E non valga la lettura, ambigua e sibillina, dell'articolo 21 della Riforma a sostenere che difetta dei requisiti di effettività, continuatività, abitualità e prevalenza chi non è iscritto alla Cassa forense. Si tratterebbe infatti di un malcelato espediente per ridurre il numero degli iscritti su base censuaria e non meritocratica. Espediente che, nuovamente, andrebbe a danno dei più deboli, molto spesso donne e giovani.
Ancora irrisolto il problema - urgentissimo - dell'esercizio aggregato della professione forense, la quale si trova oggi in un limbo rispetto alle società con soci di capitale già consentite ad altre professioni. Per ora accontentiamoci delle Associazioni, peraltro solo monodisciplinari.
Anche il problema delle incompatibilità è stato solo sfiorato. E qui: perché distinguere l'attività gestoria nelle società di capitali private (vietata) e in quelle pubbliche o nei consorzi pubblici (consentita)? È più indipendente un avvocato-amministratore delegato di una grande impresa pubblica di un avvocato-dipendente pubblico part-time?
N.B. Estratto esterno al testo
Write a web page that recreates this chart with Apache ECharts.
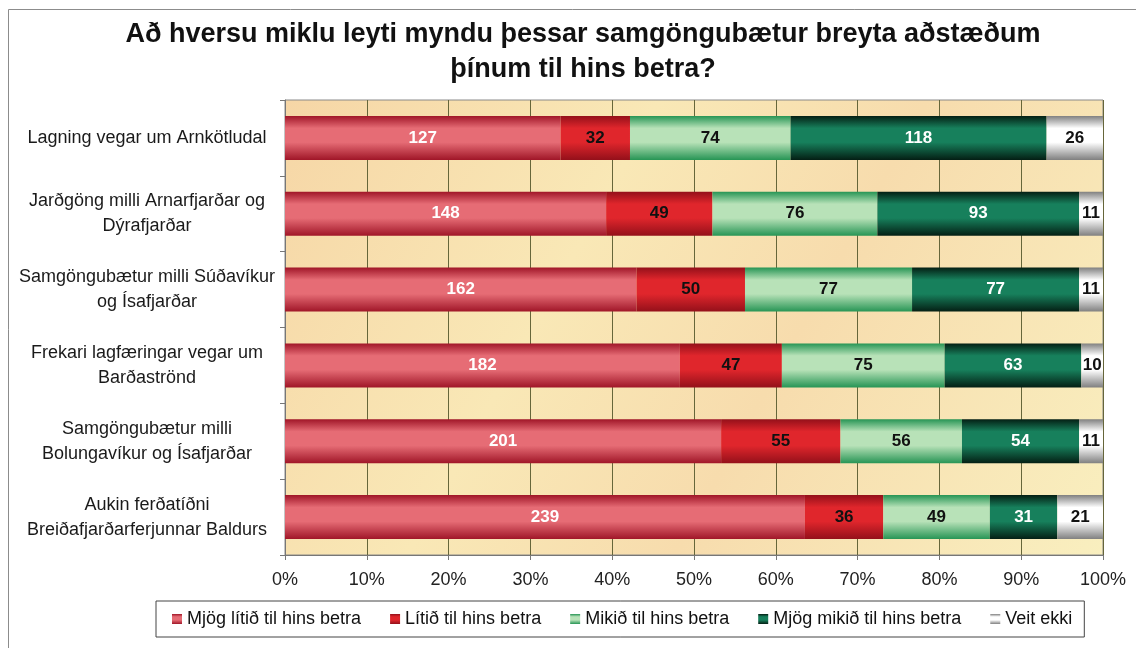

È coerente consentire che centinaia di avvocati siano amministratori di banche, assicurazioni, fondazioni bancarie e poi escludere i soci minoritari di mero capitale nelle Stp?
Si aggiunga che a tutt'oggi la Riforma non regola la trasparenza nell'attribuzione degli incarichi che, a diverso titolo, promanano dall'autorità pubblica, in particolare quella giudiziaria.
Diciamocelo: in molte sedi sono pochi - spesso i soliti - i professionisti beneficiati e non sempre grazie alla loro esperienza, capacità e probità. Infine, grande enfasi era caduta, un anno fa, sulla consulenza e assistenza legale stragiudiziale, in certa misura riservate agli avvocati.
Ma è sufficiente? Contribuisce forse questa norma a incrementare l'attività e i redditi degli avvocati, precipitati, almeno per le fasce più deboli a livelli davvero indecorosi? Il problema, a mio avviso, è un altro. O si riesce a fare in modo che gli avvocati divengano attori dei processi economici, apportando la loro consulenza agli scambi commerciali e divenendo presidio della certezza e trasparenza degli stessi, oppure la professione resterà vittima della crisi economica e gli avvocati saranno travolti dall'inefficienza della macchina giudiziaria, se non addirittura accusati di esserne concausa.
Un anno fa avevo evocato, come modello, la legge francese che consente all'avvocato di autenticare la sottoscrizione delle parti nelle scritture private, almeno in quelle che non comportano di intervenire sui pubblici registri immobiliari (legge 28 marzo 2011 n. 311).
Nessuno ha voluto raccogliere lo spunto. Insomma, ancora un anno è trascorso e nulla di concreto si è fatto per rimediare a un pericoloso, generalizzato scadimento della professione e ai problemi economici, sociali e deontologici che questo comporta.
Il tempo - oggi - è veramente scaduto.